Singapore detains two men planning to join IS: Govt
Singapore has detained two men who the government said Wednesday were planning to travel to Syria to join the Islamic State group (IS).
Singapore: Singapore has detained two men who the government said Wednesday were planning to travel to Syria to join the Islamic State group (IS).
Mohamed Shamin bin Mohamed Sidek, 29, and Muhammad Harith Jailani, 18, were detained in August under an internal security law, which allows for detention without trial, the Ministry of Home Affairs said.
The two were radicalised online by accessing propaganda material from IS, the ministry said in a statement.
Shamin was initially jailed for three months in May for "inciting religious violence" through his pro-IS postings on social media, the ministry said.

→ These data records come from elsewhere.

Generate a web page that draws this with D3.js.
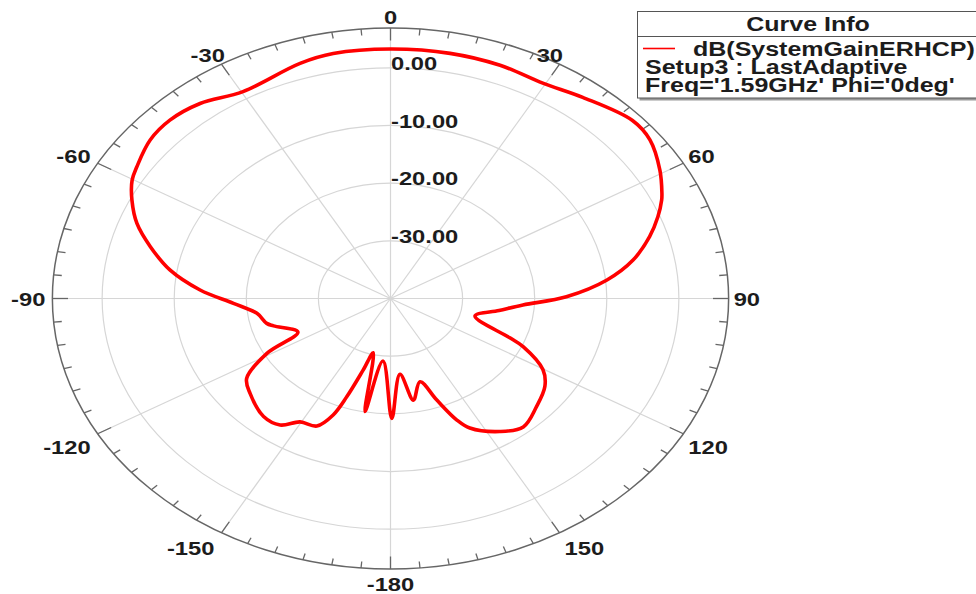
<!DOCTYPE html>
<html><head><meta charset="utf-8">
<script src="https://cdn.jsdelivr.net/npm/d3@7"></script>
<style>body{margin:0;background:#fff} svg{display:block;font-family:"Liberation Sans",Arial,sans-serif;font-weight:bold}</style>
</head><body>
<svg id="c" width="976" height="594"></svg>
<script>
// ---- data (theta in degrees, gain in dB) ----
const thetaDeg = [-174.5,-169.8,-165.7,-163,-160.4,-158.5,-155.2,-149.6,-145.1,-139.3,-130.2,-124.8,-119,-114.4,-106.3,-104.1,-97.9,-92.2,-86.8,-80.8,-74.9,-69.7,-64.6,-60.2,-57,-50.5,-44.7,-38,-29.7,-17.1,-10.6,0,11,20.6,29.5,37.4,47.4,52.6,59.2,64.1,65.6,69.1,73.4,78.8,83.9,89.3,93.5,97.9,104.5,112.4,114.4,120.3,125.5,132.8,140.4,146.7,153.9,156.4,160,164.2,169.8,174.3,179.5];
const gainDb   = [-29.1,-20.1,-30.3,-27.0,-21.9,-18.3,-15.65,-15.2,-13.25,-13.0,-14.5,-15.7,-20.4,-25.9,-23.1,-22.3,-21.3,-18.2,-13.55,-9.0,-5.5,-2.5,-0.3,1.3,1.95,3.2,3.5,2.9,1.3,2.65,3.2,3.25,3.3,3.2,2.9,3.9,5.6,5.3,3.5,1.85,1.3,-0.3,-2.5,-5.7,-9.8,-15.6,-21.6,-24.8,-27.9,-22.1,-19.8,-15.5,-13.7,-12.4,-11.1,-12.4,-15.0,-17.0,-21.3,-25.0,-22.1,-26.8,-19.2];
const radialTicks = [0,-10,-20,-30];
const radialTickLabels = ["0.00","-10.00","-20.00","-30.00"];
const angleTicks = [0,30,60,90,120,150,180,-150,-120,-90,-60,-30];
const angleTickLabels = ["0","30","60","90","120","150","-180","-150","-120","-90","-60","-30"];
const legendTitle = "Curve Info";
const legendLines = ["dB(SystemGainERHCP)","Setup3 : LastAdaptive","Freq='1.59GHz' Phi='0deg'"];
const seriesColor = "#ff0000";

// ---- layout ----
const cx = 390.5, cy = 298.5, R = 270.5, sx = 1.25;
const r = d3.scaleLinear().domain([-40, 6.9]).range([0, R]);
const rad = a => a * Math.PI / 180;
const P = (a, d) => [cx + sx * d * Math.sin(rad(a)), cy - d * Math.cos(rad(a))];
const svg = d3.select("#c");
const gridCol = "#d6d6d6", axisCol = "#666", textCol = "#1c1c1c";

// grid circles
svg.append("g").selectAll("ellipse").data(radialTicks).join("ellipse")
  .attr("cx", cx).attr("cy", cy).attr("rx", d => sx * r(d)).attr("ry", d => r(d))
  .attr("fill", "none").attr("stroke", gridCol).attr("stroke-width", 1.2);
// spokes
svg.append("g").selectAll("line").data(d3.range(0, 360, 30)).join("line")
  .attr("x1", cx).attr("y1", cy)
  .attr("x2", d => P(d, R)[0]).attr("y2", d => P(d, R)[1])
  .attr("stroke", gridCol).attr("stroke-width", 1.2);
// outer ring
svg.append("ellipse").attr("cx", cx).attr("cy", cy).attr("rx", sx * R).attr("ry", R)
  .attr("fill", "none").attr("stroke", axisCol).attr("stroke-width", 1.5);
// ticks
svg.append("g").selectAll("line").data(d3.range(0, 360, 5)).join("line")
  .each(function(a) {
    const len = a % 30 === 0 ? 12.5 : 6.5;
    const p0 = P(a, R), p1 = P(a, R - len);
    d3.select(this).attr("x1", p0[0]).attr("y1", p0[1]).attr("x2", p1[0]).attr("y2", p1[1]);
  })
  .attr("stroke", axisCol).attr("stroke-width", 1.3);

// curve
const pts = thetaDeg.map((t, i) => P(t, r(gainDb[i])));
svg.append("path")
  .attr("d", d3.line().curve(d3.curveCatmullRomClosed.alpha(0.5))(pts))
  .attr("fill", "none").attr("stroke", seriesColor).attr("stroke-width", 3.6)
  .attr("stroke-linejoin", "round");

// radial labels
const fs = 19, capMid = 0.358;
svg.append("g").selectAll("text").data(radialTicks).join("text")
  .attr("transform", d => `translate(${cx + 0.5},${cy - r(d) - 4.5 + capMid * fs}) scale(${sx},1)`)
  .attr("font-size", fs).attr("fill", textCol)
  .text((d, i) => radialTickLabels[i]);

// angle labels
function labelPlace(a) {
  const [x, y] = P(a, R);
  const s = Math.sin(rad(a)), c = Math.cos(rad(a));
  let anchor = "middle", lx = x;
  if (Math.abs(a) === 30) { anchor = "end"; lx = x + 3.5; }
  else if (s > 0.2) { anchor = "start"; lx = x + 5; }
  else if (s < -0.2) { anchor = "end"; lx = x - 7; }
  let dy;
  if (Math.abs(a) === 0) dy = -10.5;
  else if (Math.abs(a) === 180) dy = 15;
  else if (Math.abs(a) === 30) dy = -9;
  else if (Math.abs(a) === 60) dy = -7;
  else if (Math.abs(a) === 90) dy = 0.5;
  else if (Math.abs(a) === 120) dy = 13;
  else dy = 15;
  return { anchor, x: lx, y: y + dy };
}
svg.append("g").selectAll("text").data(angleTicks).join("text")
  .each(function(a, i) {
    const p = labelPlace(a);
    d3.select(this).attr("text-anchor", p.anchor)
      .attr("transform", `translate(${p.x},${p.y + capMid * fs}) scale(${sx},1)`)
      .text(angleTickLabels[i]);
  })
  .attr("font-size", fs).attr("fill", textCol);

// legend
const lg = svg.append("g");
const lfs = 20;
lg.append("rect").attr("x", 639.5).attr("y", 13.5).attr("width", 400).attr("height", 87)
  .attr("fill", "#9a9a9a");
lg.append("rect").attr("x", 637.5).attr("y", 11.5).attr("width", 400).attr("height", 86.5)
  .attr("fill", "#fff").attr("stroke", "#555").attr("stroke-width", 1);
lg.append("line").attr("x1", 637.5).attr("x2", 976).attr("y1", 36.5).attr("y2", 36.5)
  .attr("stroke", "#555").attr("stroke-width", 1);
lg.append("text").attr("text-anchor", "middle")
  .attr("transform", `translate(808,${23.5 + capMid * lfs}) scale(${sx},1)`)
  .attr("font-size", lfs).attr("fill", textCol).text(legendTitle);
lg.append("line").attr("x1", 643).attr("x2", 675).attr("y1", 48.5).attr("y2", 48.5)
  .attr("stroke", seriesColor).attr("stroke-width", 1.6);
const lpos = [[693, 49], [645, 66.5], [645, 84.5]];
legendLines.forEach((t, i) => {
  lg.append("text")
    .attr("transform", `translate(${lpos[i][0]},${lpos[i][1] + capMid * lfs}) scale(${sx},1)`)
    .attr("font-size", lfs).attr("fill", textCol).text(t);
});
</script>
</body></html>
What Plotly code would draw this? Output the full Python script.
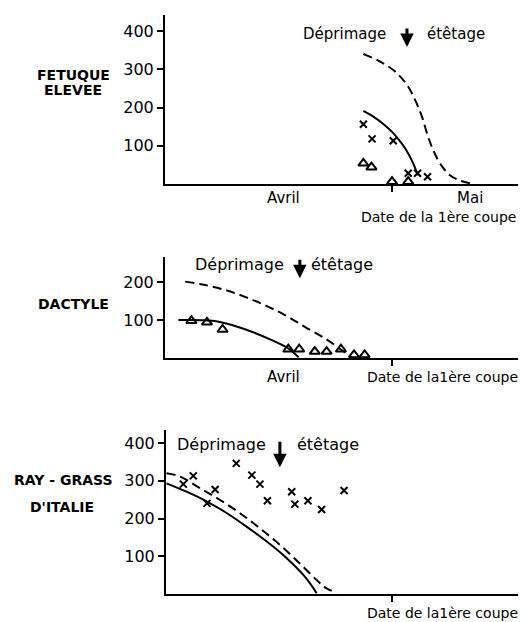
import plotly.graph_objects as go

# x: jours depuis le 1er avril ; y: valeurs
# --- FETUQUE ELEVEE ---
fe_solid_x = [12.9, 14.5, 16.1, 17.7, 19.05, 20.1, 20.9, 21.45, 21.7]
fe_solid_y = [191, 176, 157, 133, 106, 80, 54, 32, 23]
fe_dash_x = [12.9, 15.6, 18.0, 19.9, 21.2, 22.3, 23.2, 24.1, 25.2, 26.8, 28.4, 30.0]
fe_dash_y = [340, 320, 294, 259, 220, 176, 128, 89, 54, 23, 9, 2]
fe_cross_x = [12.9, 14.3, 17.7, 20.1, 21.6, 23.2]
fe_cross_y = [156, 118, 113, 28, 28, 19]
fe_tri_x = [12.9, 14.2, 17.5, 20.1]
fe_tri_y = [54, 44, 6, 6]

# --- DACTYLE ---
da_solid_x = [-16.8, -11.4, -8.2, -5.0, -1.8, 0.85, 2.5]
da_solid_y = [100, 98, 87, 69, 47, 25, 2]
da_dash_x = [-15.7, -12.5, -9.3, -6.1, -2.9, 0.3, 3.5, 6.7, 9.4, 11.0]
da_dash_y = [201, 192, 179, 161, 139, 113, 82, 52, 21, 2]
da_tri_x = [-14.7, -12.2, -9.7, 0.85, 2.6, 5.1, 7.0, 9.3, 11.4, 13.1]
da_tri_y = [98, 94, 75, 23, 23, 17, 17, 23, 8, 8]

# --- RAY-GRASS D'ITALIE ---
rg_solid_x = [-18.7, -15.5, -12.2, -9.0, -5.8, -2.6, 0.6, 3.3, 4.9, 5.4]
rg_solid_y = [293, 271, 245, 214, 178, 139, 95, 50, 15, 2]
rg_dash_x = [-18.7, -16.5, -13.3, -10.1, -6.9, -3.7, -0.5, 2.7, 5.4, 7.0, 8.6]
rg_dash_y = [320, 311, 280, 249, 214, 174, 130, 81, 37, 15, 3]
rg_cross_x = [-16.0, -14.4, -10.9, -12.2, -7.5, -5.0, -3.7, -2.5, 1.4, 1.9, 4.0, 6.2, 9.8]
rg_cross_y = [291, 313, 277, 240, 346, 315, 291, 247, 271, 238, 247, 224, 274]

tick_x = [17.5]
month_labels = ["Avril", "Mai"]
month_pos = [0, 30]

W, H = 528, 622
PXD = 6.23  # px per day
X0 = 283    # pixel of day 0


def xr(px_left, px_right):
    return [(px_left - X0) / PXD, (px_right - X0) / PXD]


FONT = "DejaVu Sans"
fig = go.Figure()

dash_style = "9px,5px"


def add_panel(i, solid, dash, cross=None, tri=None):
    xa = "x" if i == 1 else f"x{i}"
    ya = "y" if i == 1 else f"y{i}"
    fig.add_trace(go.Scatter(x=solid[0], y=solid[1], mode="lines", line=dict(color="black", width=2, shape="spline", smoothing=1),
                             xaxis=xa, yaxis=ya, showlegend=False, cliponaxis=False, hoverinfo="skip"))
    fig.add_trace(go.Scatter(x=dash[0], y=dash[1], mode="lines", line=dict(color="black", width=2, shape="spline", smoothing=1, dash=dash_style),
                             xaxis=xa, yaxis=ya, showlegend=False, cliponaxis=False, hoverinfo="skip"))
    if cross is not None:
        fig.add_trace(go.Scatter(x=cross[0], y=cross[1], mode="markers",
                                 marker=dict(symbol="x-thin", size=7, line=dict(color="black", width=2)),
                                 xaxis=xa, yaxis=ya, showlegend=False, cliponaxis=False, hoverinfo="skip"))
    if tri is not None:
        fig.add_trace(go.Scatter(x=tri[0], y=tri[1], mode="markers",
                                 marker=dict(symbol="triangle-up-open", size=9, color="black", line=dict(color="black", width=2)),
                                 xaxis=xa, yaxis=ya, showlegend=False, cliponaxis=False, hoverinfo="skip"))


add_panel(1, (fe_solid_x, fe_solid_y), (fe_dash_x, fe_dash_y), (fe_cross_x, fe_cross_y), (fe_tri_x, fe_tri_y))
add_panel(2, (da_solid_x, da_solid_y), (da_dash_x, da_dash_y), None, (da_tri_x, da_tri_y))
add_panel(3, (rg_solid_x, rg_solid_y), (rg_dash_x, rg_dash_y), (rg_cross_x, rg_cross_y), None)


def ydom(py_bottom, py_top):
    return [1 - py_bottom / H, 1 - py_top / H]


common_x = dict(showline=True, linecolor="black", linewidth=2, showgrid=False, zeroline=False,
                tickvals=tick_x, ticktext=[""], ticks="outside", ticklen=6, tickwidth=1.5, tickcolor="black")
common_y = dict(showline=True, linecolor="black", linewidth=2, showgrid=False, zeroline=False,
                ticks="outside", ticklen=6, tickwidth=1.5, tickcolor="black",
                tickfont=dict(family=FONT, size=16, color="black"))

fig.update_layout(
    width=W, height=H, margin=dict(l=0, r=0, t=0, b=0),
    paper_bgcolor="white", plot_bgcolor="white",
    xaxis=dict(domain=[165 / W, 518 / W], range=xr(165, 518), anchor="y", **common_x),
    yaxis=dict(domain=ydom(184, 15), range=[0, (184 - 15) / 0.3825], anchor="x", tickvals=[100, 200, 300, 400], **common_y),
    xaxis2=dict(domain=[165 / W, 518 / W], range=xr(165, 518), anchor="y2", **common_x),
    yaxis2=dict(domain=ydom(358, 257), range=[0, (358 - 257) / 0.38], anchor="x2", tickvals=[100, 200], **common_y),
    xaxis3=dict(domain=[166 / W, 518 / W], range=xr(166, 518), anchor="y3", **common_x),
    yaxis3=dict(domain=ydom(594, 430), range=[0, (594 - 430) / 0.3775], anchor="x3", tickvals=[100, 200, 300, 400], **common_y),
)

ann = []


def txt(text, xp, yp, size=15, bold=False, xanchor="center"):
    ann.append(dict(text=f"<b>{text}</b>" if bold else text, x=xp / W, y=1 - yp / H, xref="paper", yref="paper",
                    showarrow=False, xanchor=xanchor, yanchor="middle",
                    font=dict(family=FONT, size=size, color="black")))


# category labels
txt("FETUQUE", 73, 75, 14, True)
txt("ELEVEE", 73, 90, 14, True)
txt("DACTYLE", 73, 304, 14, True)
txt("RAY - GRASS", 63, 480, 14, True)
txt("D'ITALIE", 62, 507, 14, True)

# month labels via x-axis data
for lab, pos in zip(month_labels, month_pos):
    ann.append(dict(text=lab, x=pos, y=0, xref="x", yref="y", yshift=-14, showarrow=False,
                    font=dict(family=FONT, size=15, color="black")))
ann.append(dict(text=month_labels[0], x=month_pos[0], y=0, xref="x2", yref="y2", yshift=-19, showarrow=False,
                font=dict(family=FONT, size=15, color="black")))

txt("Date de la 1ère coupe", 518, 217, 14, xanchor="right")
txt("Date de la1ère coupe", 520, 377, 14, xanchor="right")
txt("Date de la1ère coupe", 520, 613, 14, xanchor="right")

# Déprimage / étêtage with arrows
arrows = [
    # (xref, yref, textsize, x_right_dep, x_left_ete, y_text, arrow_x, arrow_tip_y, ay)
    ("x", "y", 15, 16.9, 22.8, 392, 19.9, 358, -20),
    ("x2", "y2", 16, 0.5, 4.2, 245, 2.7, 210, -20),
    ("x3", "y3", 16, -2.4, 1.9, 395, -0.5, 336, -27),
]
for xref, yref, sz, xd, xe, yt, axx, tipy, ay in arrows:
    ann.append(dict(text="Déprimage", x=xd, y=yt, xref=xref, yref=yref, showarrow=False, xanchor="right",
                    yanchor="middle", font=dict(family=FONT, size=sz, color="black")))
    ann.append(dict(text="étêtage", x=xe, y=yt, xref=xref, yref=yref, showarrow=False, xanchor="left",
                    yanchor="middle", font=dict(family=FONT, size=sz, color="black")))
    ann.append(dict(text="", x=axx, y=tipy, xref=xref, yref=yref, showarrow=True, ax=0, ay=ay,
                    arrowhead=2, arrowsize=0.9, arrowwidth=3, arrowcolor="black", standoff=0))

fig.update_layout(annotations=ann, hovermode=False)
fig.write_html("out.html", config={"displayModeBar": False},
               post_script="document.body.style.margin='0px';document.body.style.overflow='hidden';")
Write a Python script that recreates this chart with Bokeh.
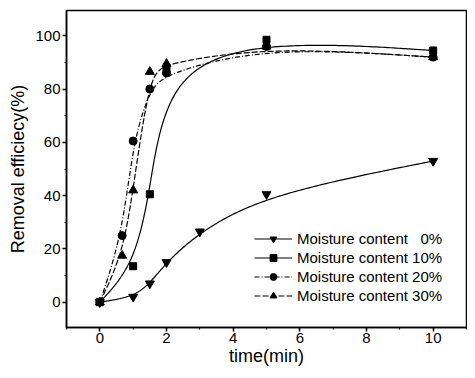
import numpy as np
from bokeh.plotting import figure
from bokeh.models import Legend, LegendItem, FixedTicker, Range1d
from bokeh.embed import file_html
from bokeh.resources import INLINE

# ---- data ----
t_0 = [0, 1, 1.5, 2, 3, 5, 10]
r_0 = [0, 2, 7, 15, 26.5, 40.5, 53]

t_10 = [0, 1, 1.5, 2, 5, 10]
r_10 = [0, 13.5, 40.5, 87, 98.5, 94.5]

t_20 = [0, 0.67, 1, 1.5, 2, 5, 10]
r_20 = [0, 25, 60.5, 80, 86, 96, 92]

t_30 = [0, 0.67, 1, 1.5, 2, 5, 10]
r_30 = [0, 17.5, 42, 86.5, 89.5, 96, 92]

labels = ["Moisture content\u00a0\u00a0\u00a00%", "Moisture content 10%",
          "Moisture content 20%", "Moisture content 30%"]
x_ticks = [0, 2, 4, 6, 8, 10]
y_ticks = [0, 20, 40, 60, 80, 100]
x_title = "time(min)"
y_title = "Removal efficiecy(%)"


def bspline(xs, ys, n=40):
    """Clamped uniform cubic B-spline using the data points as control points."""
    P = np.column_stack([xs, ys]).astype(float)
    P = np.vstack([P[0], P[0], P, P[-1], P[-1]])
    t = np.linspace(0, 1, n)
    b0 = (1 - t) ** 3 / 6
    b1 = (3 * t ** 3 - 6 * t ** 2 + 4) / 6
    b2 = (-3 * t ** 3 + 3 * t ** 2 + 3 * t + 1) / 6
    b3 = t ** 3 / 6
    out = []
    for i in range(len(P) - 3):
        seg = (np.outer(b0, P[i]) + np.outer(b1, P[i + 1]) +
               np.outer(b2, P[i + 2]) + np.outer(b3, P[i + 3]))
        out.append(seg)
    c = np.vstack(out)
    return c[:, 0], c[:, 1]


FONT = "Liberation Sans"

p = figure(width=467, height=368, output_backend="svg", toolbar_location=None,
           x_range=Range1d(-1, 11), y_range=Range1d(-9.5, 109.5),
           min_border_left=66, min_border_right=1, min_border_top=10,
           min_border_bottom=40)
p.xgrid.visible = False
p.ygrid.visible = False
p.outline_line_color = "black"
p.outline_line_width = 1.5
p.background_fill_color = "white"
p.border_fill_color = "white"

for ax in (p.xaxis[0], p.yaxis[0]):
    ax.axis_line_width = 1.5
    ax.major_tick_line_width = 1.5
    ax.minor_tick_line_width = 1.2
    ax.major_tick_in = 0
    ax.major_tick_out = 4
    ax.minor_tick_in = 0
    ax.minor_tick_out = 2
    ax.major_label_text_font = FONT
    ax.major_label_text_font_size = "15px"
    ax.major_label_text_color = "black"
    ax.axis_label_text_font = FONT
    ax.axis_label_text_font_size = "18px"
    ax.axis_label_text_font_style = "normal"
    ax.axis_label_text_color = "black"

p.xaxis[0].ticker = FixedTicker(ticks=x_ticks, minor_ticks=list(range(-1, 12)))
p.yaxis[0].ticker = FixedTicker(ticks=y_ticks, minor_ticks=list(range(-10, 111, 10)))
p.xaxis[0].axis_label = x_title
p.yaxis[0].axis_label = y_title
p.xaxis[0].major_label_standoff = 1
p.xaxis[0].axis_label_standoff = 0
p.yaxis[0].major_label_standoff = 2
p.yaxis[0].axis_label_standoff = 4

series = [
    (t_0, r_0, "inverted_triangle", 9, "solid"),
    (t_10, r_10, "square", 7, "solid"),
    (t_20, r_20, "circle", 8, "5 2 1 2"),
    (t_30, r_30, "triangle", 9, "6 2"),
]

items = []
for (xs, ys, mk, sz, dash), lab in zip(series, labels):
    cx, cy = bspline(xs, ys)
    ln = p.line(cx, cy, line_color="black", line_width=1.2, line_dash=dash)
    sc = p.scatter(xs, ys, marker=mk, size=sz, fill_color="black",
                   line_color="black")
    items.append(LegendItem(label=lab, renderers=[ln, sc]))

legend = Legend(items=items, location=(188, 23), border_line_color=None,
                background_fill_alpha=0, label_text_font=FONT,
                label_text_font_size="15px", label_text_color="black",
                glyph_width=38, glyph_height=17, label_height=17,
                label_standoff=5, spacing=2, padding=0, margin=0)
p.add_layout(legend, "center")

open("out.html", "w").write(file_html(p, INLINE))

He was rearrested under the Internal Security Act after he continued to express support for the terror group while in prison, and investigations showed he planned to travel to Syria once he had raised enough money to fund the trip.
"He had also decided that if he was unable to join ISIS, he would consider fighting alongside a regional militant group that he considered to be aligned with ISIS," the ministry said, referring to another name used for the group.
The other suspect, Harith, "was prepared to be trained by ISIS to fight and kill the group`s enemies, and to die in the process," the ministry said.
Harith gathered information on travelling to Syria and tried to recruit others to join him, it added.
The government statement indicated there was no direct connection between the two individuals.
"The detentions of Shamin and Harith underline the persistent ISIS threat and the threat posed by self-radicalised Singaporeans," the ministry said.
"The government takes a very serious view of any form of support for terrorism."
Thousands of fighters from around the world, including individuals from Southeast Asia, have travelled to Syria to join IS, and regional governments fear these militants could become threats to their respective countries once they returned.
Singapore is predominantly ethnic Chinese, with 13.3 percent of the population belonging to the Muslim Malay minority.